If they're caught looking in the backfield and not feeling their receiver's route, guys tend to be wide open, and Brady will find them.
Seahawks secondary second to none
Richard Sherman is arguably the best cornerback in the NFL. When combined with arguably the best safety in the NFL, Earl Thomas, you simply have the best secondary duo in the NFL.
That creates a mismatch for anyone, including the San Francisco 49ers.
That's to take nothing away from 49ers receivers Anquan Boldin and Michael Crabtree, because they're great players. But the abilities of Thomas and Sherman with what the Seahawks like to do on the back end of that defense is a perfect combination.
And it's not as if the rest of the Seahawks defensive backs are struggling either.
There isn't one defensive back on the Seahawks roster who has a negative Pro Football Focus (subscription required) cumulative score on the season who's played more than 52 snaps.
Can't remember an NFL defense playing as much Cover 3 as the #Seahawks...And they whip teams doing it.— Matt Bowen (@MattBowen41) January 15, 2014
In these two plays below, we'll get a look at how each of these defensive players, Sherman and Thomas, uses his skill set within Seattle's defensive scheme to create havoc on an offense.
It's something the 49ers have seen before.
In this first play, 49ers quarterback Colin Kaepernick will try to test Sherman on the outside with tight end Vernon Davis split out to the right, isolated on Sherman.
The 49ers got the one-on-one look they wanted with Davis on Sherman, and Davis ran a go-route up the near sideline. Sherman did a great job of staying on the inside hip of Davis and knowing he had the sideline to work with as well.
Once the ball got into his catch radius, Sherman "high-pointed" the ball, meaning he went up and got the ball at the highest point possible and was able to come down with it.
Oftentimes, cornerbacks or receivers will wait for the ball to get to them, and it allows an opposing player more time to make a play by knocking the ball away.
Sherman shows us his athletic ability on this play.
Anyone who watched the NFC Divisional Round got to see a heavy dose of what Thomas can do in the open field.
Against the New Orleans Saints, Thomas was absolutely everywhere for the Seahawks defense.
In this play midway through the fourth quarter, Thomas simply broke from his center field position at free safety to display elite closing speed and break up the pass from Drew Brees to tight end Jimmy Graham across the middle.
Graham seemed to have found a hole in the zone when Brees made his read and delivered that football, but the speed Thomas showed to get there and break up the pass displays not only the physical tools but also the recognition to get there and break up that pass.

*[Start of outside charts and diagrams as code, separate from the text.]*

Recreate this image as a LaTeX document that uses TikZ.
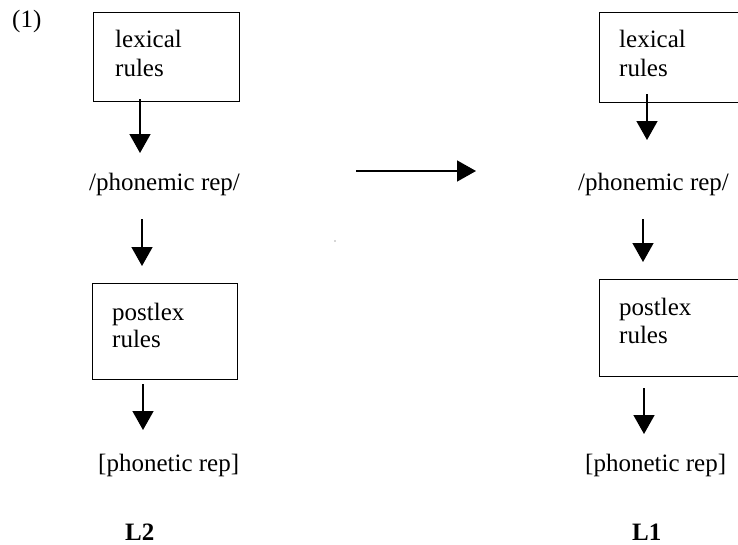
\documentclass[tikz,border=0pt]{standalone}
\usepackage{fontspec}
\setmainfont{Liberation Serif}
\usetikzlibrary{arrows.meta}
\begin{document}
\begin{tikzpicture}[x=1pt,y=-1pt,
  txt/.style={inner sep=0pt, anchor=base west, font=\fontsize{25}{29}\selectfont},
  btxt/.style={txt, font=\fontsize{25}{29}\selectfont\bfseries},
  rbox/.style={draw, line width=1.1pt, inner sep=0pt, anchor=north west},
  arr/.style={line width=1.5pt, -{Triangle[length=19pt,width=21pt]}}]
\useasboundingbox (0,0) rectangle (738,544);
\clip (0,0) rectangle (738,544);
% label
\node[txt] (num) at (12,27) {(1)};
% left column (L2)
\node[rbox, minimum width=146pt, minimum height=89pt] (lexL) at (93,12) {};
\node[txt] (lexLa) at (115,47) {lexical};
\node[txt] (lexLb) at (115,76) {rules};
\node[txt] (phonL) at (89,190) {/phonemic rep/};
\node[rbox, minimum width=145pt, minimum height=96pt] (postL) at (92,283) {};
\node[txt] (postLa) at (112,320) {postlex};
\node[txt] (postLb) at (112,347) {rules};
\node[txt] (phetL) at (98,471) {[phonetic rep]};
\node[btxt] (langL) at (125,540) {L2};
% right column (L1)
\node[rbox, minimum width=200pt, minimum height=90pt] (lexR) at (599,12) {};
\node[txt] (lexRa) at (619,47) {lexical};
\node[txt] (lexRb) at (619,76) {rules};
\node[txt] (phonR) at (578,190) {/phonemic rep/};
\node[rbox, minimum width=200pt, minimum height=97pt] (postR) at (599,279) {};
\node[txt] (postRa) at (619,315) {postlex};
\node[txt] (postRb) at (619,343) {rules};
\node[txt] (phetR) at (585,471) {[phonetic rep]};
\node[btxt] (langR) at (632,540) {L1};
% vertical arrows, left
\draw[arr] ([xshift=47pt,yshift=3pt]lexL.south west) -- ([xshift=51pt,yshift=37pt]phonL.base west);
\draw[arr] ([xshift=50pt,yshift=64pt]postL.north west) -- ([xshift=50pt,yshift=17pt]postL.north west);
\draw[arr] ([xshift=51pt,yshift=-4pt]postL.south west) -- ([xshift=45pt,yshift=41pt]phetL.base west);
% vertical arrows, right
\draw[arr] ([xshift=48pt,yshift=9pt]lexR.south west) -- ([xshift=69pt,yshift=50pt]phonR.base west);
\draw[arr] ([xshift=44pt,yshift=60pt]postR.north west) -- ([xshift=44pt,yshift=17pt]postR.north west);
\draw[arr] ([xshift=45pt,yshift=-11pt]postR.south west) -- ([xshift=59pt,yshift=37pt]phetR.base west);
% horizontal arrow between the two columns
\coordinate (hs) at (356,171);
\coordinate (he) at (476,171);
\draw[arr] (hs) -- (he);
% stray dot
\fill[black!70] (335,241) circle (0.7pt);
\end{tikzpicture}
\end{document}
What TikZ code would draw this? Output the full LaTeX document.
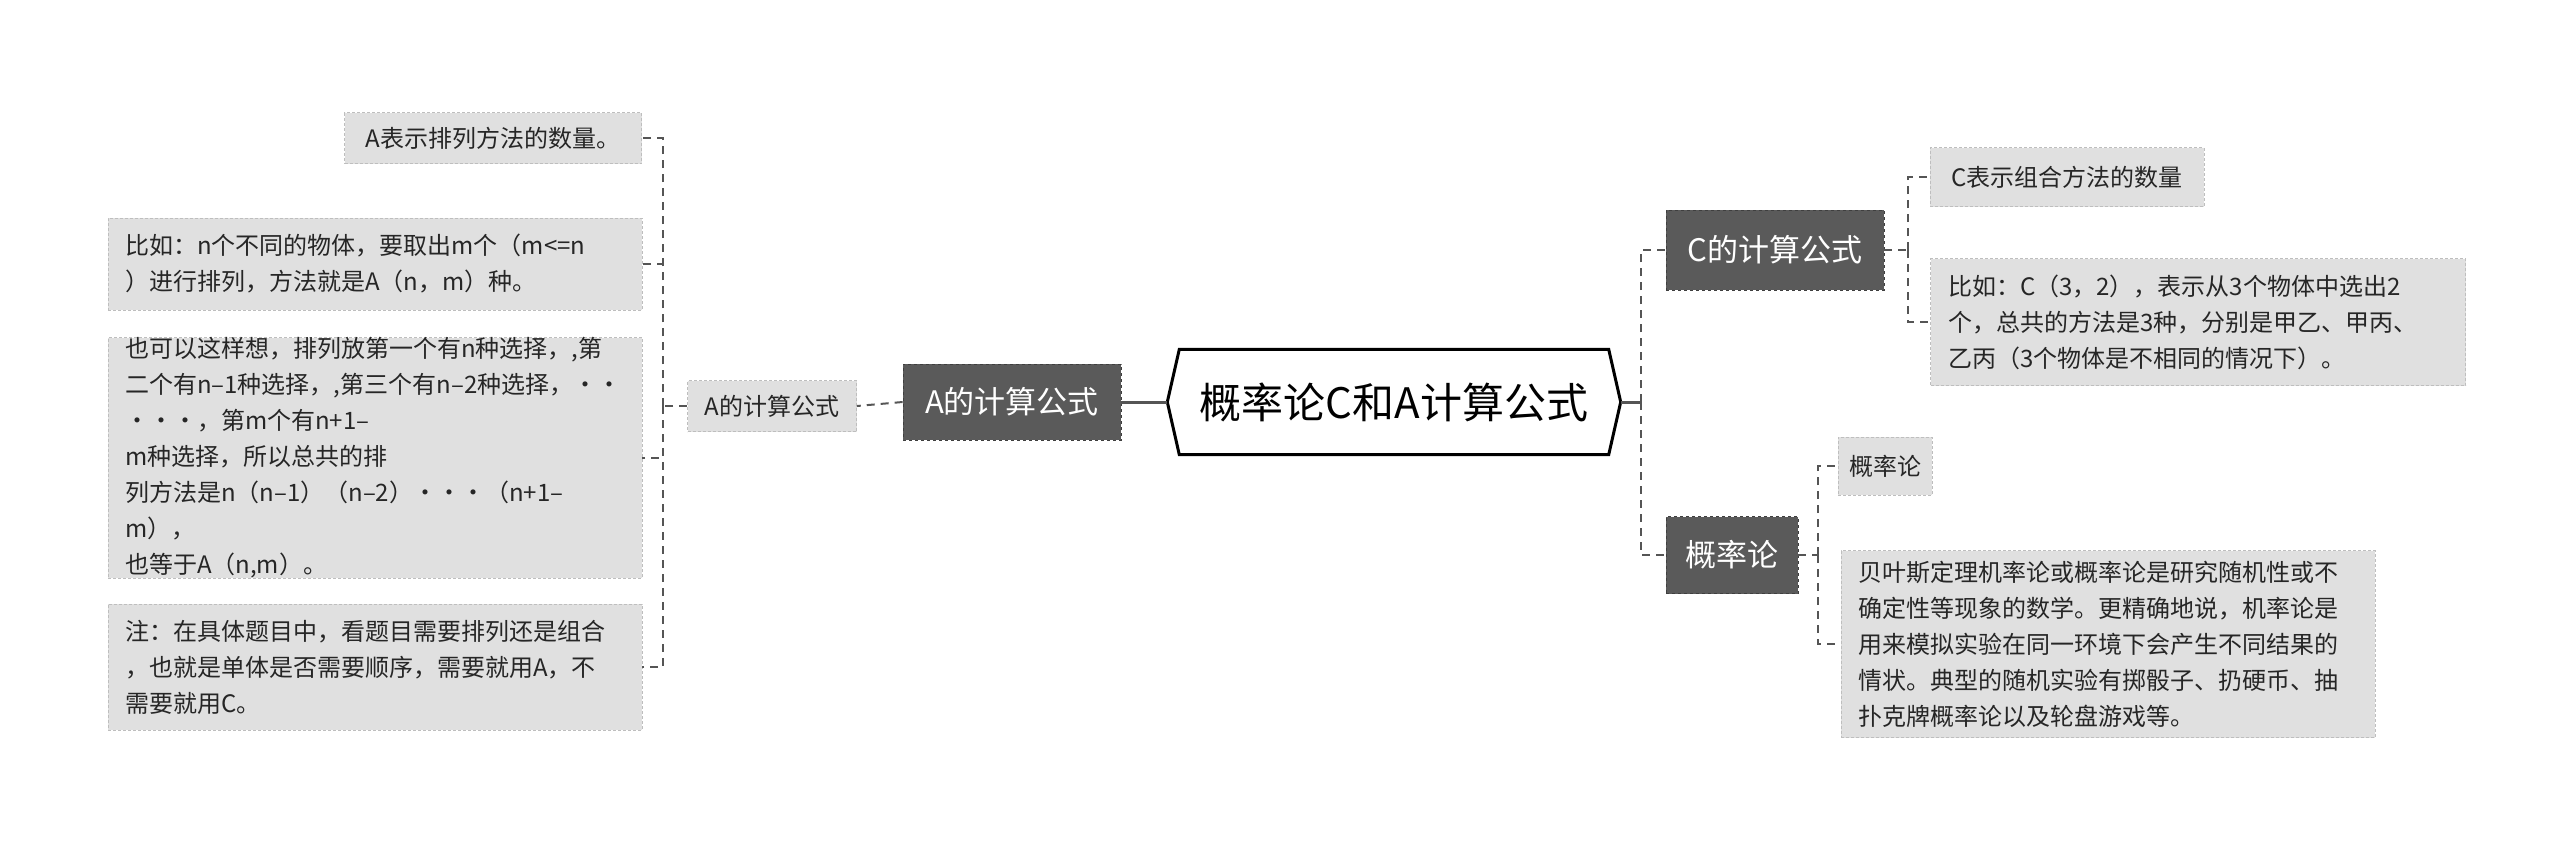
\documentclass[tikz,border=0pt]{standalone}
\usepackage{fontspec}
\setmainfont{Noto Sans CJK SC}
\definecolor{darkbox}{HTML}{5A5A5A}
\definecolor{lightbox}{HTML}{E0E0E0}
\definecolor{linec}{HTML}{555555}
\begin{document}
\begin{tikzpicture}[x=1pt,y=-1pt,
  leaf/.style={fill=lightbox,draw=lightbox!85!black,dashed,dash pattern=on 3pt off 2pt,line width=0.8pt,inner sep=0pt,font=\fontsize{24}{36}\selectfont,text=black!85},
  leaftext/.style={leaf,align=left,text width=#1},
  dark/.style={fill=darkbox,draw=darkbox!70!black,dashed,line width=0.8pt,text=white,inner sep=0pt,font=\fontsize{31}{36}\selectfont},
  conn/.style={draw=linec,line width=2pt,dash pattern=on 8pt off 6pt},
]
\useasboundingbox (0,0) rectangle (2560,844);
% root
\node[inner sep=0pt,minimum width=453pt,minimum height=105pt,font=\fontsize{42}{48}\selectfont] (root) at (1394,402) {概率论C和A计算公式};
\draw[line width=3pt,fill=none] ([xshift=12pt]root.north west) -- ([xshift=-12pt]root.north east) -- (root.east) -- ([xshift=-12pt]root.south east) -- ([xshift=12pt]root.south west) -- (root.west) -- cycle;
% left side
\node[dark,minimum width=218pt,minimum height=76pt] (dA) at (1012,402) {A的计算公式};
\node[leaf,minimum width=169pt,minimum height=51pt] (sA) at (772,406) {A的计算公式};
\node[leaf,minimum width=297pt,minimum height=51pt] (l1) at (493,138) {A表示排列方法的数量。};
\node[leaftext=500pt,minimum width=534pt,minimum height=92pt] (l2) at (375,264) {比如：n个不同的物体，要取出m个（m<=n\\）进行排列，方法就是A（n，m）种。};
\node[leaftext=500pt,minimum width=534pt,minimum height=189pt] (l3) at (375,458) {也可以这样想，排列放第一个有n种选择，,第\\二个有n–1种选择，,第三个有n–2种选择，··\\···，第m个有n+1–m种选择，所以总共的排\\列方法是n（n–1）（n–2）···（n+1–m），\\也等于A（n,m）。};
\node[leaftext=500pt,minimum width=534pt,minimum height=126pt] (l4) at (375,667) {注：在具体题目中，看题目需要排列还是组合\\，也就是单体是否需要顺序，需要就用A，不\\需要就用C。};
\draw[draw=linec,line width=3pt] (root.west) -- (dA.east);
\draw[conn] (dA.west) -- (sA.east);
\coordinate (vl) at (663,406);
\draw[conn] (sA.west) -- (vl);
\foreach \n in {l1,l2,l3,l4} \draw[conn] (vl) |- (\n.east);
% right side
\node[dark,minimum width=218pt,minimum height=80pt] (dC) at (1775,250) {C的计算公式};
\node[dark,minimum width=132pt,minimum height=77pt] (dP) at (1732,555) {概率论};
\node[leaf,minimum width=274pt,minimum height=59pt] (c1) at (2067,177) {C表示组合方法的数量};
\node[leaftext=500pt,minimum width=535pt,minimum height=127pt] (c2) at (2198,322) {比如：C（3，2），表示从3个物体中选出2\\个，总共的方法是3种，分别是甲乙、甲丙、\\乙丙（3个物体是不相同的情况下）。};
\node[leaf,minimum width=94pt,minimum height=58pt] (p1) at (1885,466) {概率论};
\node[leaftext=500pt,minimum width=534pt,minimum height=187pt] (p2) at (2108,644) {贝叶斯定理机率论或概率论是研究随机性或不\\确定性等现象的数学。更精确地说，机率论是\\用来模拟实验在同一环境下会产生不同结果的\\情状。典型的随机实验有掷骰子、扔硬币、抽\\扑克牌概率论以及轮盘游戏等。};
\coordinate (vr) at (1641,402);
\draw[draw=linec,line width=3pt] (root.east) -- (vr);
\draw[conn] (vr) |- (dC.west);
\draw[conn] (vr) |- (dP.west);
\coordinate (vc) at (1908,250);
\draw[conn] (dC.east) -- (vc);
\draw[conn] (vc) |- (c1.west);
\draw[conn] (vc) |- (c2.west);
\coordinate (vp) at (1818,555);
\draw[conn] (dP.east) -- (vp);
\draw[conn] (vp) |- (p1.west);
\draw[conn] (vp) |- (p2.west);
\end{tikzpicture}
\end{document}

That's an elite safety making an elite-type play.
Game of matchups
The NFL is a game about matchups, simple as that.
It's personnel groups versus formations and everything in between. All four head coaches know what's on the line in their respective games, and they're putting together game plans this week based on what they feel are their best matchups to succeed.
Who's more likely to succeed on Sunday?
There's no reason to think the Patriots won't go right after whoever is taking over for Harris early in this game. They'll need to get a feel for how Jammer or Webster might be playing.
Kaepernick hasn't exactly lit it up through the air against the Seahawks defense in the past. Don't expect that to change this weekend.
If Kaepernick is going to make plays in this game, it's going to be with his legs.
The two biggest challenges in these games are the Broncos secondary rising up and overcoming the injury to Harris, and Kaepernick making plays with his arm against the Seahawks secondary.
These are both tall, unlikely orders, but that's why they play the games, and it's why we watch.
Let's see if either team can overcome its mismatch and earn the right to play for a Super Bowl championship.